RIO DE JANEIRO - Em outubro de 1918, a uma média de mil por dia, as pessoas começaram a cair mortas nas ruas do Rio. Era a "Gripe Espanhola", a epidemia que chegara nos navios vindos da Europa, dizimando famílias, grupos, multidões. Os médicos não sabiam o que fazer. Os mortos eram atirados nas caçambas das carroças e enterrados em valas comuns. Até que os médicos, carroceiros e coveiros começaram a morrer também. Parecia o fim. De repente, no 15º dia, assim como surgiu, a gripe foi embora. A população adquirira anticorpos. Aos poucos, as pessoas saíram de casa e a cidade voltou à vida.
Quatro meses depois, o Carnaval de 1919 foi o maior que o Rio conheceu até então –o Carnaval da ressurreição, em que era obrigatório brincar porque talvez não houvesse outro. Ao som de orquestras, mulheres de boca pintada e umbigo à mostra dançavam em carros abertos, abraçadas a rapazes de quepe e calça branca, e flertavam com os outros homens na calçada. O Rio enlouquecera.

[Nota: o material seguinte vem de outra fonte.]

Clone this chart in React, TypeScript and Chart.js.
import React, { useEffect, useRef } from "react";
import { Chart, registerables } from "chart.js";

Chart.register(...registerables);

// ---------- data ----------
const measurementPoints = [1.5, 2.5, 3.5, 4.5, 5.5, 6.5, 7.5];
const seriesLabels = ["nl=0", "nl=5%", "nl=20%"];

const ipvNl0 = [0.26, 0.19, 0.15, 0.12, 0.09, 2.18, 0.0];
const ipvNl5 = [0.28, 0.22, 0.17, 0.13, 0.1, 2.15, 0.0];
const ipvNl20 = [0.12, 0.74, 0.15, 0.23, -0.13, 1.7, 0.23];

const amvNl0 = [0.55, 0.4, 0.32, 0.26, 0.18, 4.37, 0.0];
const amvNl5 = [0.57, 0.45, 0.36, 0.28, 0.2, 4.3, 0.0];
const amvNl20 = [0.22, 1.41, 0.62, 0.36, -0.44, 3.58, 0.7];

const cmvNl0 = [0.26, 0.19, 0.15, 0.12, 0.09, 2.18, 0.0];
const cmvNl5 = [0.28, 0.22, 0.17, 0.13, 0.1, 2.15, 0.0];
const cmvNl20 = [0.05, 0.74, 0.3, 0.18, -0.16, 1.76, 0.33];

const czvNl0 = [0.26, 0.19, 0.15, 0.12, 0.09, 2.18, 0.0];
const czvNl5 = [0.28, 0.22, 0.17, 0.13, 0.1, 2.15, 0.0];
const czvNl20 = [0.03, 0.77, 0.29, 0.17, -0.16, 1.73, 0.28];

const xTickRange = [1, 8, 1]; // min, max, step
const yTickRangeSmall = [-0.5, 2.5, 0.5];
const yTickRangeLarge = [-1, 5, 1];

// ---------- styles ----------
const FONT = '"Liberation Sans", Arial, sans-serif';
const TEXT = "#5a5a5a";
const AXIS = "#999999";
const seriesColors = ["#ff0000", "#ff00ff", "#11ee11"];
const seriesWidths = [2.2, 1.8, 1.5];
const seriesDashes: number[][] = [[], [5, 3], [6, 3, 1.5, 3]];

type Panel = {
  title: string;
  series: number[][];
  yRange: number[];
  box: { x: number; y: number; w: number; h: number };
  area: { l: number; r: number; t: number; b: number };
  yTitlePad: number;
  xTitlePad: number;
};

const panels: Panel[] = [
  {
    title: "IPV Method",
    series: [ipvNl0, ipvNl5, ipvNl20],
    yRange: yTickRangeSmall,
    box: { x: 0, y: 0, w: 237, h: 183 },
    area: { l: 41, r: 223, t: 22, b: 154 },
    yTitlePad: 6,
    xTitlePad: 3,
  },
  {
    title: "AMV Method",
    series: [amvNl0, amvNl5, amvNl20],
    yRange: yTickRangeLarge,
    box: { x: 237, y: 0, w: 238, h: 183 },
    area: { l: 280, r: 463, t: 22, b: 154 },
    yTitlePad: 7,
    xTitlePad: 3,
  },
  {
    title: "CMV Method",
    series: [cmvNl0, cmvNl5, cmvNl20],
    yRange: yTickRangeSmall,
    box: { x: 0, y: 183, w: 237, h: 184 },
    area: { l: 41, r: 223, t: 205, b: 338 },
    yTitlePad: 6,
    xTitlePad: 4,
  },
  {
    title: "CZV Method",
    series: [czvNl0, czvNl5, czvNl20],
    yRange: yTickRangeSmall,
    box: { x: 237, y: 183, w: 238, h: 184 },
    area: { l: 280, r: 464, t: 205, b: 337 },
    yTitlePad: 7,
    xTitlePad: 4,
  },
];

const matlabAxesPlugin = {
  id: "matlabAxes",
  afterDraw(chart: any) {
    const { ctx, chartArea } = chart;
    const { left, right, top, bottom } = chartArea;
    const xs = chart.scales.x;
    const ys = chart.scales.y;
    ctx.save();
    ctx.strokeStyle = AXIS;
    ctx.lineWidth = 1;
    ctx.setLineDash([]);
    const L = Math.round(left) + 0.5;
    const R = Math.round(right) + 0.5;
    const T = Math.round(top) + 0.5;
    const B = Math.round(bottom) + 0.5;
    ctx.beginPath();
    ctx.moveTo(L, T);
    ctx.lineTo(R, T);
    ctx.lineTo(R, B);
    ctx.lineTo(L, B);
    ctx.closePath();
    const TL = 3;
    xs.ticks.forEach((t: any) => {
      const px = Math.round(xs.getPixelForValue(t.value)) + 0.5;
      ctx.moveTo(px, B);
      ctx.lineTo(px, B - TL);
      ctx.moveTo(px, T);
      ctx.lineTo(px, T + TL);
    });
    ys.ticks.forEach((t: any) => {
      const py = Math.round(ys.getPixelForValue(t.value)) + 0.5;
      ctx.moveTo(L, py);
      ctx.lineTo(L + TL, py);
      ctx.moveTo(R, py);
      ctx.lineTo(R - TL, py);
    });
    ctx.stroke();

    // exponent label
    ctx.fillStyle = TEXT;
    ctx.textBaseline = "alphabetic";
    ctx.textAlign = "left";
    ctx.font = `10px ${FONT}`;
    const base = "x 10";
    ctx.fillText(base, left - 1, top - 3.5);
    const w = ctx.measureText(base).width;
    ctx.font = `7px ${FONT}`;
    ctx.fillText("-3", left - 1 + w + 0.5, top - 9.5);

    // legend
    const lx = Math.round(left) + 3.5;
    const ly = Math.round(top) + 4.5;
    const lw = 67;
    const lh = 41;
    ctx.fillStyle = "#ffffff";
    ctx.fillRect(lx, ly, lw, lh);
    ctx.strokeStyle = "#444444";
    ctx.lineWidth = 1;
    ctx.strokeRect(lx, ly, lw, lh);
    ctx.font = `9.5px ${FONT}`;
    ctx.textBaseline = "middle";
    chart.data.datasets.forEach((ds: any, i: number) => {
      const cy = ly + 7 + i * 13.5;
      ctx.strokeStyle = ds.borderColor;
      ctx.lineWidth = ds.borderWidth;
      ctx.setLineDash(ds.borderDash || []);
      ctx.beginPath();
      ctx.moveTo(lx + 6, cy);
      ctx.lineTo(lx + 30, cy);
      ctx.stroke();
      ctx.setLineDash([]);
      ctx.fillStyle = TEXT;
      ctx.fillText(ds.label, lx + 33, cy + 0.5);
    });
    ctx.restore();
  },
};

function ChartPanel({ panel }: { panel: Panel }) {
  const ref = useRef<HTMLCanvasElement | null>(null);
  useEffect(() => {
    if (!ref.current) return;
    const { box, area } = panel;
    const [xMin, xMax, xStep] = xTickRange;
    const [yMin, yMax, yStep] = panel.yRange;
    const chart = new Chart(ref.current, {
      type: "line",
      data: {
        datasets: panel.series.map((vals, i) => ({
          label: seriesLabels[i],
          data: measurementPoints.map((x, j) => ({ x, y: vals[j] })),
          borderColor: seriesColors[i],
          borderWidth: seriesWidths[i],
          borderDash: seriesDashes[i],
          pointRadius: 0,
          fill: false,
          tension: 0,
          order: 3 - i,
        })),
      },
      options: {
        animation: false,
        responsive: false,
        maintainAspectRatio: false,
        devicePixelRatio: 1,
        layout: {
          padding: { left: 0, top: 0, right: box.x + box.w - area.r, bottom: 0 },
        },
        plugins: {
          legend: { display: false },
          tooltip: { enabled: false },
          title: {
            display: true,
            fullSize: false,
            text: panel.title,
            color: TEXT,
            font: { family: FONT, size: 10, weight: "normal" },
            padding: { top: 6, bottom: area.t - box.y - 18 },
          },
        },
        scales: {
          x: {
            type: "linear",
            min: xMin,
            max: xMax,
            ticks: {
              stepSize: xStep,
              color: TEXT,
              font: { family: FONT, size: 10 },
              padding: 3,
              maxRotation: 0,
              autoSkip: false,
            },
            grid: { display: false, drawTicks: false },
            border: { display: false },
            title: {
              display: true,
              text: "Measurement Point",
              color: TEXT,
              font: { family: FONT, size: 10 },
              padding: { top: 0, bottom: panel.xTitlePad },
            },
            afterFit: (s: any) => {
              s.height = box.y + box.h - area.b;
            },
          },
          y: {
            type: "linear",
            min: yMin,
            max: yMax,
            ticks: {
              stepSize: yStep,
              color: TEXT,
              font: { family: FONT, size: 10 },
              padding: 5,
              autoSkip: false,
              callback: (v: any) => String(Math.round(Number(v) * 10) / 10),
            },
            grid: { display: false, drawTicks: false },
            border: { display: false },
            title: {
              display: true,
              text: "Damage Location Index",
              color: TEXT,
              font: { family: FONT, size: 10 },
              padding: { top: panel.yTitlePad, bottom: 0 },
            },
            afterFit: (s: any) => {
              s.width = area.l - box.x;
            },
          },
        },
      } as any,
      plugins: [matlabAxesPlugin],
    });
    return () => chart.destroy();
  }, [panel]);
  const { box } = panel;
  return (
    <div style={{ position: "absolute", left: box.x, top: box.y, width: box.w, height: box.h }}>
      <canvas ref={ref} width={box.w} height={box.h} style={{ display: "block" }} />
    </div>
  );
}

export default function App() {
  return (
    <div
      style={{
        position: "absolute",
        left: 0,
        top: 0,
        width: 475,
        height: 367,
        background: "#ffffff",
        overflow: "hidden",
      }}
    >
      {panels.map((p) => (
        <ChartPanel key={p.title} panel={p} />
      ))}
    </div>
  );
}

Nelson Rodrigues, então criança, depois descreveria aqueles umbigos como a vingança da cidade contra a "Espanhola".
Corta para 2015. Diante deste deprimente Natal –comércio às moscas, inflação, demissões, desemprego, pedaladas, corrupção, mentiras, projetos abandonados, encolhimento da economia, fuga dos investimentos, alta do dólar, calotes no crédito, rebaixamento internacional, real na pior e outras mazelas, além de tragédias como a zika, a chikungunya, a morte do rio Doce e os incêndios na Chapada Diamantina, na Amazônia e no Museu da Língua Portuguesa–, as pessoas estão se dividindo em duas correntes.
Para muitas, o Carnaval de 2016 será fabuloso –pelo medo de que, nessa disparada rumo ao buraco,logo não haja mais Brasil ou Carnaval.
Para outras, o Carnaval de rua para valer é o que começará em março.